Bears. In Switzerland the bear is not a very common animal. Normally they migrate from the nearby Italian region of Trentino Alto Adige. Therefore, they do not in themselves constitute a risk. However, meeting them can be dangerous if the bear is in the company of its cubs, if it is injured or if it meets a pet dog. For this reason, in case you encounter a bear on your path, keep calm and draw attention to yourself by speaking with a natural voice. Let the bear notice your presence. If necessary, back away slowly without frightening or threatening him with objects or sticks. Finally, when the bear has gone away, resume your journey but do not chase it! If, despite all the precautions, the bear should attack you, lie down on the ground on your stomach, taking care to protect the back of your neck with your hands or with a backpack. Bears do not like to attack humans first and often feign an attack for the sole purpose of scaring. Then wait a bit and when the bear has moved away at least 100 meters, get up and walk away slowly.

Wolves. Wolves, like bears, are shy animals and prefer to avoid contact with humans. Strongly developed hearing and smell allow them to feel our presence at great distances and not be found along our path. In general, therefore, wolves do not pose a danger to humans as much as they are to flocks and domestic animals. So, if you encounter a wolf on your hike, keep calm and stay still. As soon as the wolf notices your presence, it will run away. If necessary, back off slowly. Never go near a wolf or chase it if you don’t want it to perceive you as a danger. Finally, never feed a wolf!

In case of emergency

What if something goes wrong? Don't panic and call for help.

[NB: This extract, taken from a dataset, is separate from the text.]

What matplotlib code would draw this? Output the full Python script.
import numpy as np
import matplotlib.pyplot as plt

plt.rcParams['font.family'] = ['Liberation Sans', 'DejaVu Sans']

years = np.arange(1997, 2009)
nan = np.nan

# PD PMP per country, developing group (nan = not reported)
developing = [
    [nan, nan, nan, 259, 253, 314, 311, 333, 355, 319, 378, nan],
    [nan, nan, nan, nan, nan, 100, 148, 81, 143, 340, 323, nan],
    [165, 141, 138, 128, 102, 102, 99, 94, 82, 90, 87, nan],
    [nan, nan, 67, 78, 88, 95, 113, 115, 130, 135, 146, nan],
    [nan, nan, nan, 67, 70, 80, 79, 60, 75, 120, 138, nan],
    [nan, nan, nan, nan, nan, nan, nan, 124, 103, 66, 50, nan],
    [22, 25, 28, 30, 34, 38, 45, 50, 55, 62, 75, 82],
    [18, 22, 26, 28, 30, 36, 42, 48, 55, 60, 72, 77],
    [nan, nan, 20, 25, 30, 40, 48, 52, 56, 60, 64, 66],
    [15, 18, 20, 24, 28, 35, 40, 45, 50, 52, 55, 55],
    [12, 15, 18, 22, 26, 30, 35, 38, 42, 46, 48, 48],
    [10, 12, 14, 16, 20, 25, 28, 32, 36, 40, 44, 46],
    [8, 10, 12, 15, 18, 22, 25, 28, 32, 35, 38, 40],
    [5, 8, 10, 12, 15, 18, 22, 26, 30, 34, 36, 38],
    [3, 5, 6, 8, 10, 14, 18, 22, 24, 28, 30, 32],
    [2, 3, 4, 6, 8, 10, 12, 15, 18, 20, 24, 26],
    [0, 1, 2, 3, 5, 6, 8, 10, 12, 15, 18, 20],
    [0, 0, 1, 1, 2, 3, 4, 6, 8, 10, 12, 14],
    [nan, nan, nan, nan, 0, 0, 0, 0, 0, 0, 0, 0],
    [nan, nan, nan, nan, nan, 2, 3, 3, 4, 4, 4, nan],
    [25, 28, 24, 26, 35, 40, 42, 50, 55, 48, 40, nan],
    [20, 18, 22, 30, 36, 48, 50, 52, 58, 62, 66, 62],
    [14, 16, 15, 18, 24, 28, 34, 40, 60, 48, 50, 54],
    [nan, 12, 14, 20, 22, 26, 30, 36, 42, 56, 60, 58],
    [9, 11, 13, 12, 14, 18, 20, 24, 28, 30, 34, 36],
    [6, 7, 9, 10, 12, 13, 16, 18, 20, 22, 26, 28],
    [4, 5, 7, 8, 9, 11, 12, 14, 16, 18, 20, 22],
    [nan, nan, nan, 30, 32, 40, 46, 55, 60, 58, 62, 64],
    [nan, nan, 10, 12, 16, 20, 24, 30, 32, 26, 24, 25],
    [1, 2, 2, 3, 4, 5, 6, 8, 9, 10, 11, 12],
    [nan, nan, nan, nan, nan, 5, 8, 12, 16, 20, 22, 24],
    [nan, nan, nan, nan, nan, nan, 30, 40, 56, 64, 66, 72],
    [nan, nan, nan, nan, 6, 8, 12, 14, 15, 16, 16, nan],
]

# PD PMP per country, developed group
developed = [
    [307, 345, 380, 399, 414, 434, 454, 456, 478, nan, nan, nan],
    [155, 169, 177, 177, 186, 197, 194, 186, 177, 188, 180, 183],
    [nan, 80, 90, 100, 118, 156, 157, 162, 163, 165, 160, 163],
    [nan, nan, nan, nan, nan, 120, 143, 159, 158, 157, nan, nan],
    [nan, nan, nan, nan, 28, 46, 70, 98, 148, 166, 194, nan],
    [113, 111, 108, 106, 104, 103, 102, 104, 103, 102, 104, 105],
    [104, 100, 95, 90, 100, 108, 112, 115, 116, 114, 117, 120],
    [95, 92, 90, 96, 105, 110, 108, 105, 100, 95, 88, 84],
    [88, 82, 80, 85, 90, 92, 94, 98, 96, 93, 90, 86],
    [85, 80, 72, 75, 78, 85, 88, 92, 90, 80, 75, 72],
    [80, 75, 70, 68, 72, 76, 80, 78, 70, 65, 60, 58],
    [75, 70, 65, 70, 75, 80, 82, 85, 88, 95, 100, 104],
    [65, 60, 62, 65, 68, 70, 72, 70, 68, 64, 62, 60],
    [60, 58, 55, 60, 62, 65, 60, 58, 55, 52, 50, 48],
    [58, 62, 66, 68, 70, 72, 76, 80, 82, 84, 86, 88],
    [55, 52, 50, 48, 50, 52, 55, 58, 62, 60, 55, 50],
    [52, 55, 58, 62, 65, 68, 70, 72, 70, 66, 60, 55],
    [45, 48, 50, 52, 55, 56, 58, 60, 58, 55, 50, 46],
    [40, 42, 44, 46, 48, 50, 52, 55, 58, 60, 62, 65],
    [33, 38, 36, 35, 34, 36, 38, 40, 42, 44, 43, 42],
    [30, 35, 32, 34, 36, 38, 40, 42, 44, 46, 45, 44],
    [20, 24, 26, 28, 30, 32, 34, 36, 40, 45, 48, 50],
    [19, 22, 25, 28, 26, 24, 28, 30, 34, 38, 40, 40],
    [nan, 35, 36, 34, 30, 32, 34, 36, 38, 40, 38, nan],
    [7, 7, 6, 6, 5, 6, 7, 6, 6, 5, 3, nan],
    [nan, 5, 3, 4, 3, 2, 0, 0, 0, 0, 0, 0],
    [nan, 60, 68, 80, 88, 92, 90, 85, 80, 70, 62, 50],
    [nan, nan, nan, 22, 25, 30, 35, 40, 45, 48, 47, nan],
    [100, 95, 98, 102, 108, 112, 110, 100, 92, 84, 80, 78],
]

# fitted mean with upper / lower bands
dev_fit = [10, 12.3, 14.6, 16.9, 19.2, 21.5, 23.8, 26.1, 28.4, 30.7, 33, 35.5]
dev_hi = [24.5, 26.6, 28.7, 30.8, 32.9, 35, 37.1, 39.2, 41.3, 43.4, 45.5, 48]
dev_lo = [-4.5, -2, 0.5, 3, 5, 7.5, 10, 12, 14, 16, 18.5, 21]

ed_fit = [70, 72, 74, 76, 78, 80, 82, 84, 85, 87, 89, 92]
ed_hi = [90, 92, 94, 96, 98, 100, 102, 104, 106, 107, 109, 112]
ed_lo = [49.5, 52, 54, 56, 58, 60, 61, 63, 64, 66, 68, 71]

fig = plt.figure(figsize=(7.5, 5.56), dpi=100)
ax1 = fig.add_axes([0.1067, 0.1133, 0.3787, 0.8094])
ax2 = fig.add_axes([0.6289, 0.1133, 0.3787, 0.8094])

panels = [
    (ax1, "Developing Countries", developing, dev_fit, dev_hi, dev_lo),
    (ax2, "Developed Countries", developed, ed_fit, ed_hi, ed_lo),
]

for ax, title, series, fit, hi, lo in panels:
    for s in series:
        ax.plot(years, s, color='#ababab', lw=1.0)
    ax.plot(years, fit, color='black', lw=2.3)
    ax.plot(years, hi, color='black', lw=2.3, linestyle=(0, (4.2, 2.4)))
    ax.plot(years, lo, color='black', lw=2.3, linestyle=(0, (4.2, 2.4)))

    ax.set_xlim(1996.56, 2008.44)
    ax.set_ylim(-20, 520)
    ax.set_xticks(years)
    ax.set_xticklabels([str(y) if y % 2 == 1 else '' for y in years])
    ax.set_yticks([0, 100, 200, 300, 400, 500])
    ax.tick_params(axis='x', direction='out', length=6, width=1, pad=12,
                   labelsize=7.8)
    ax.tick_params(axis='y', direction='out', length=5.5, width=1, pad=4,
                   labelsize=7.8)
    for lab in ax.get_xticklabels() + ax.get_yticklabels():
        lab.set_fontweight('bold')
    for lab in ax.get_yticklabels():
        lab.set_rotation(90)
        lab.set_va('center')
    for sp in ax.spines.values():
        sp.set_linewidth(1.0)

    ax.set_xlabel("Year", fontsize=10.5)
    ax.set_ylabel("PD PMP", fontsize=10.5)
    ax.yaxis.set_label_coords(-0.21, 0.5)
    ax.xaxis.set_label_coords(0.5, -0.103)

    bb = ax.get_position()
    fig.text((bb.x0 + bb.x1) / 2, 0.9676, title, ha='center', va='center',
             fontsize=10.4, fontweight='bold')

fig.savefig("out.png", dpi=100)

No matter how well planned an excursion is, it can always happen that you find yourself in an emergency situation, more or less serious. In this case, keep calm and give first aid if necessary. Contact the emergency numbers and start recovery operations, but never leave any injured or people in distress alone, not even to go for help. In Switzerland, the emergency numbers are:112 international emergency number;
1414 REGA mountain rescue.

As a general emergency number, 112 can be contacted even if your SIM or phone is locked or password protected. In case you hike frequently in areas without a good mobile connection, you may want to download the “Uepaa!” app from Apple Store o Google Play Store: it allows you to call for help wherever you are and even without any connection!